Goal: Could the lines from the start of the data through the line with "const sideTicks = [0.2, 0.5, 1, 2]" be set down exactly, with no pictures among them?

※ ※ ※

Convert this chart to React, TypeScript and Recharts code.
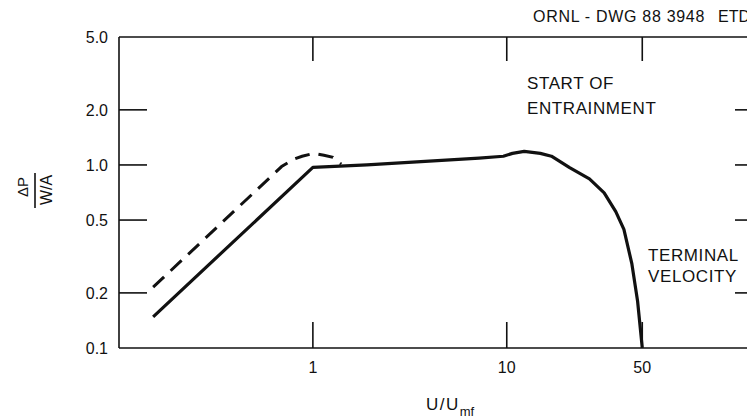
import { LineChart, Line, XAxis, YAxis } from "recharts"

// U/Umf ticks and ΔP/(W/A) ticks
const uTicks = [1, 10, 50]
const uTickLabels = ["1", "10", "50"]
const dpTicks = [0.1, 0.2, 0.5, 1, 2, 5]
const dpTickLabels = ["0.1", "0.2", "0.5", "1.0", "2.0", "5.0"]
const sideTicks = [0.2, 0.5, 1, 2]

// solid curve
const solidU = [0.15, 1, 1.9, 7.2, 9.6, 10.7, 12.3, 14.9, 17, 21.1, 26.7, 31.8, 36.5, 40.2, 44.2, 47.3, 50]
const solidDP = [0.148, 0.97, 1.0, 1.09, 1.116, 1.157, 1.186, 1.157, 1.116, 0.966, 0.839, 0.704, 0.556, 0.445, 0.288, 0.18, 0.1]

// dashed curve
const dashU = [0.15, 0.69, 0.8, 0.88, 1.01, 1.14, 1.27, 1.4]
const dashDP = [0.215, 0.98, 1.076, 1.116, 1.157, 1.13, 1.1, 1.01]

const solid = solidU.map((u, i) => ({ u, dp: solidDP[i] }))
const dashed = dashU.map((u, i) => ({ u, dp: dashDP[i] }))

const ink = "#111"
const font = "'Liberation Sans', Arial, Helvetica, sans-serif"
const axisStyle = { stroke: ink, strokeWidth: 1.6 }

function LeftTick(props: any) {
  const { x, y, payload } = props
  const v = payload.value
  const i = dpTicks.indexOf(v)
  return (
    <g>
      {v > 0.1 && v < 5 && <line x1={x} x2={x + 28} y1={y} y2={y} stroke={ink} strokeWidth={1.6} />}
      <text x={x - 11} y={y} dy={6} textAnchor="end" fontFamily={font} fontSize={16} fill={ink}>
        {dpTickLabels[i]}
      </text>
    </g>
  )
}

function RightTick(props: any) {
  const { x, y } = props
  return <line x1={x} x2={x - 24} y1={y} y2={y} stroke={ink} strokeWidth={1.6} />
}

function BottomTick(props: any) {
  const { x, y, payload } = props
  const i = uTicks.indexOf(payload.value)
  return (
    <g>
      <line x1={x} x2={x} y1={y} y2={y - 26} stroke={ink} strokeWidth={1.6} />
      <text x={x} y={y + 25} textAnchor="middle" fontFamily={font} fontSize={16} fill={ink}>
        {uTickLabels[i]}
      </text>
    </g>
  )
}

function TopTick(props: any) {
  const { x, y } = props
  return <line x1={x} x2={x} y1={y} y2={y + 24} stroke={ink} strokeWidth={1.6} />
}

export default function App() {
  return (
    <div style={{ position: "relative", margin: "-8px 0 0 -8px", width: 755, height: 419, overflow: "hidden", background: "#fff" }}>
      <LineChart width={790} height={419} margin={{ top: 36, right: 30, bottom: 70, left: 118 }}>
        <XAxis
          xAxisId="b"
          dataKey="u"
          type="number"
          scale="log"
          domain={[0.1, 200]}
          allowDataOverflow
          ticks={uTicks}
          interval={0}
          height={1}
          tickSize={0}
          tickMargin={0}
          tickLine={false}
          axisLine={axisStyle}
          tick={<BottomTick />}
        />
        <XAxis
          xAxisId="t"
          orientation="top"
          dataKey="u"
          type="number"
          scale="log"
          domain={[0.1, 200]}
          allowDataOverflow
          ticks={uTicks}
          interval={0}
          height={1}
          tickSize={0}
          tickMargin={0}
          tickLine={false}
          axisLine={axisStyle}
          tick={<TopTick />}
        />
        <YAxis
          yAxisId="l"
          dataKey="dp"
          type="number"
          scale="log"
          domain={[0.1, 5]}
          allowDataOverflow
          ticks={dpTicks}
          interval={0}
          width={1}
          tickSize={0}
          tickMargin={0}
          tickLine={false}
          axisLine={axisStyle}
          tick={<LeftTick />}
        />
        <YAxis
          yAxisId="r"
          orientation="right"
          type="number"
          scale="log"
          domain={[0.1, 5]}
          allowDataOverflow
          ticks={sideTicks}
          interval={0}
          width={1}
          tickSize={0}
          tickMargin={0}
          tickLine={false}
          axisLine={axisStyle}
          tick={<RightTick />}
        />
        <Line
          xAxisId="b"
          yAxisId="l"
          data={dashed}
          dataKey="dp"
          type="linear"
          stroke={ink}
          strokeWidth={3}
          strokeDasharray="15 9"
          dot={false}
          activeDot={false}
          isAnimationActive={false}
        />
        <Line
          xAxisId="b"
          yAxisId="l"
          data={solid}
          dataKey="dp"
          type="linear"
          stroke={ink}
          strokeWidth={3.2}
          strokeLinejoin="round"
          dot={false}
          activeDot={false}
          isAnimationActive={false}
        />
      </LineChart>
      <svg width={755} height={419} style={{ position: "absolute", left: 0, top: 0, pointerEvents: "none" }}>
        <g fontFamily={font} fill={ink}>
          <text x={533} y={22} fontSize={16} letterSpacing={0.7}>ORNL - DWG 88 3948</text>
          <text x={718} y={22} fontSize={16}>ETD</text>
          <text x={527} y={89} fontSize={17} letterSpacing={0.6}>START OF</text>
          <text x={527} y={114} fontSize={17} letterSpacing={0.6}>ENTRAINMENT</text>
          <text x={648} y={261} fontSize={17} letterSpacing={0.6}>TERMINAL</text>
          <text x={648} y={282} fontSize={17} letterSpacing={0.6}>VELOCITY</text>
          <text x={426} y={410} fontSize={17} letterSpacing={1.5}>
            U/U<tspan fontSize={13} dy={6} letterSpacing={0}>mf</tspan>
          </text>
          <text transform="translate(28 187) rotate(-90)" textAnchor="middle" fontSize={15}>ΔP</text>
          <line x1={35} x2={35} y1={173} y2={208} stroke={ink} strokeWidth={1.6} />
          <text transform="translate(52 190) rotate(-90)" textAnchor="middle" fontSize={16}>W/A</text>
        </g>
      </svg>
    </div>
  )
}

※ ※ ※

Full response:
Convert this chart to React, TypeScript and Recharts code.
import { LineChart, Line, XAxis, YAxis } from "recharts"

// U/Umf ticks and ΔP/(W/A) ticks
const uTicks = [1, 10, 50]
const uTickLabels = ["1", "10", "50"]
const dpTicks = [0.1, 0.2, 0.5, 1, 2, 5]
const dpTickLabels = ["0.1", "0.2", "0.5", "1.0", "2.0", "5.0"]
const sideTicks = [0.2, 0.5, 1, 2]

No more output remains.